WASHINGTON – Holiday traditions for the Zeil family include baking cookies, decorating the Christmas tree and taking a leisurely drive past twinkling scenes of Santa playing ice hockey.
For the past four years, Cheryl Zeil and her three young children have piled into the minivan at the holidays and driven to the Winter Festival of Lights in Largo. There, the Upper Marlboro family marvels at the nearly 500,000 glittering lights that transform Watkins Regional Park into glowing holiday postcard of leaping reindeer and kissing gingerbread figures.
“It’s a great place to bring the kids, they just love it,” said Zeil, whose children attend summer day camps at the park and ride bikes there in the fall. “It gets bigger each year.”
They are not the only ones. Holiday lights displays around the state drew more than 400,000 visitors last year, said organizers, who expect the number to increase this season.
The displays, which began about 15 years ago, can now be found in every part of the state and have fast grown into a modern tradition for some families.
“When I was growing up my family used to look at the window displays,” in stores, said Rachel Miller, associate director of annual giving at Howard County General Hospital. “This (light display) is taking the place. It has become a family tradition.”

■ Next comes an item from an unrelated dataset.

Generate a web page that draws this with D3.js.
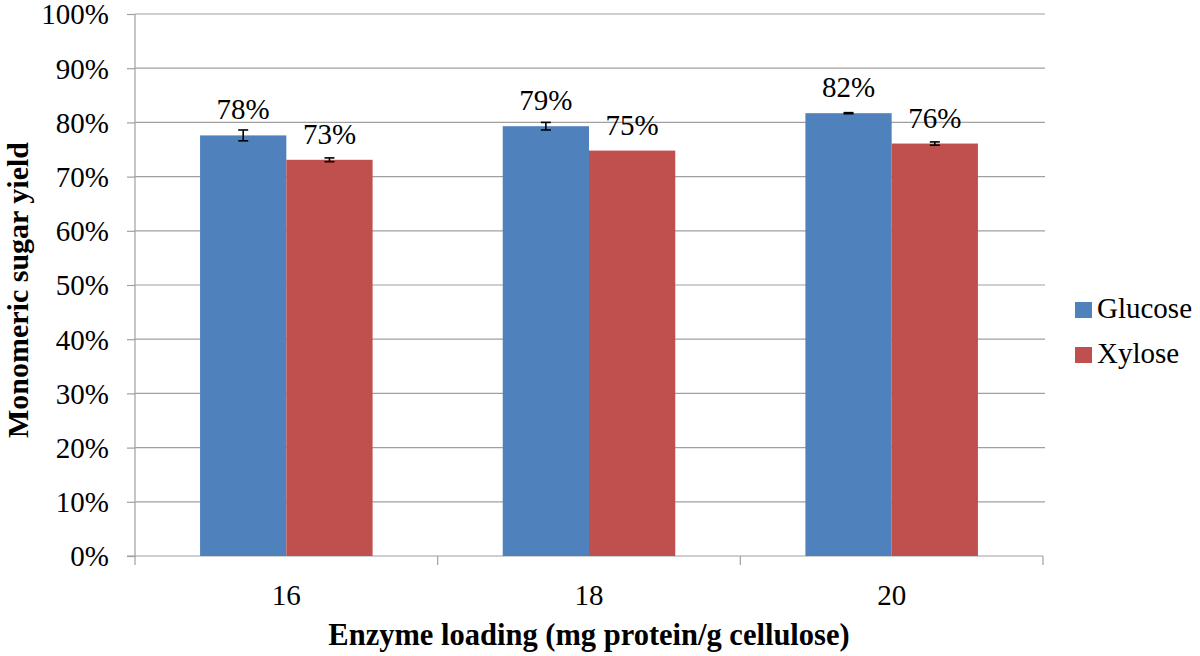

That newfound tradition can mean thousands of dollars for organizations like Miller’s that sponsor many of the elaborate light displays.
The Symphony of Lights in Columbia has raised over $600,000 for Howard County General Hospital since it started eight years ago, Miller said. This season’s proceeds have been earmarked toward construction of a hospital wing with delivery, neonatal intensive care and pediatric units.

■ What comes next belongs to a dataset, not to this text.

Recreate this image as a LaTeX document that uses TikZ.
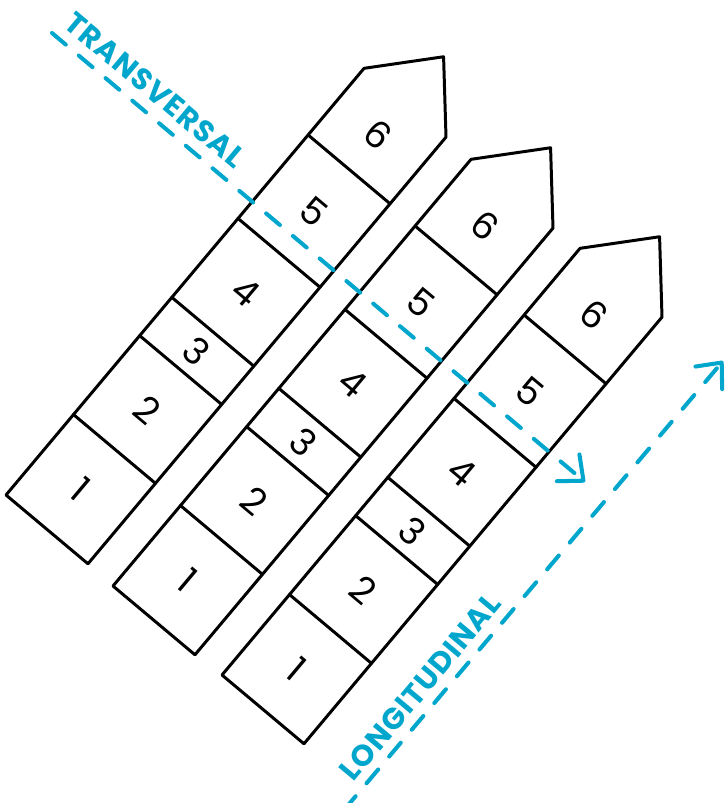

The Maryland-National Capital Park and Planning Commission, which sponsors the Watkins Regional Park light show, asked for donations of canned goods and collected 864 cases of food for local food pantries last year, said Kathy Garrity, area specialist for the park commission. But park officials are worried that that number may fall this year, the first year the commission has charged admission to Watkins Regional Park.
For most others around the state, however, business is booming.
In its first weekend this year, for example, Ocean City’s Winterfest of Lights saw a 23 percent increase in visitors over the first weekend of last year, said Donna Abbott, media services manager for Ocean City.
The drive-through festivals can be more than two miles in distance and contain tons of light displays, each which can cost as much as $250,000, said Catherine Lankewicz, sales and marketing assistant at Carpenter Decorating in Hickory, N.C. Her firm has worked on festivals in Columbia, Gaithersburg and Ocean City.
Lankewicz said sales boomed when the festivals took off about 10 years ago, but business has tapered off as exhibitors have stocked up on displays, which last for years. But many local organizers said they are still growing.
“It is our intent that the festival get bigger and brighter every year,” said Elizabeth Poole, coordinator of the Winter Lights Festival at Seneca Creek State Park in Gaithersburg.
The Winter Festival of Lights in Watkins Regional Park began as a small trail of 25,000 lights and a 25-foot Christmas tree. Today, it has 65 displays, with more than a half-million lights and a 56-foot tree, said Rick Paquin, head electrician for the display since it opened.
The Prince George’s County tour includes both static and animated displays — Santa stuffing a basketball, reindeer leaping over the roadway and toy soldiers smartly saluting. The light displays include typical holiday scenes as well as the less traditional, such as a snapping crocodile or county, state and U.S. flags.
Visitors cruise slowly through the 2.5-mile course listening to messages and soft Christmas tunes through their car radios on a locally broadcast channel, something that several of the tours offer.
For the Zeils and other families throughout the state, the festivals represent a new tradition for a new generation.
“Our general sense is that people are looking for family-oriented events,” said Miller.